Woodie's Radical Box


American Radical Patriot, Rounder’s recent Woody Guthrie compendium, peers deeply into the life and music of the bard of the proletariat, his Oklahoma origins and chronicling of the Dust Bowl migration and the songs he wrote traveling around the country as a performer and developing political activist.

Including five fascinating hours of the 27-year-old Guthrie storytelling and performing for famed musical archivist Alan Lomax at the Library of Congress in 1940, this limited release (only 5,000 copies) is a trove, also featuring a range of Guthrie ephemera such as radio dramas, songs written while working for the Bonneville Power Administration, public service announcements, and a host of other recordings that paint a vivid portrait of the man both as political rabble rouser and loyalist, all told through his own words and songs. This collection comprises six discs, a DVD, a 60-page booklet, a 78-rpm vinyl pressing, unpublished photos and Guthrie artwork, and a free 258-page download (in PDF format).

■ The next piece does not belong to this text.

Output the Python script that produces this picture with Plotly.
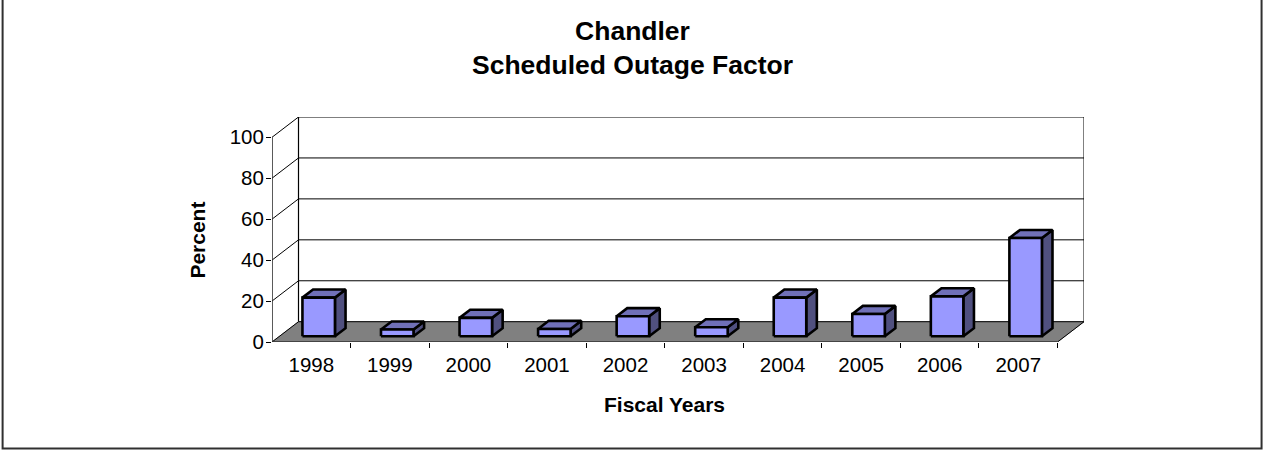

In terms of impact on American music, you’d be hard-pressed to find a musician as influential as Guthrie. He inspired a generation of songwriters in the '60s to change forever the way Americans listen to music, to understand how it could become a vehicle for protest and defiance and emblemize a social movement. Yet even that great legacy has humble beginnings, which is probably the whole point of Guthrie’s music and which this set celebrates.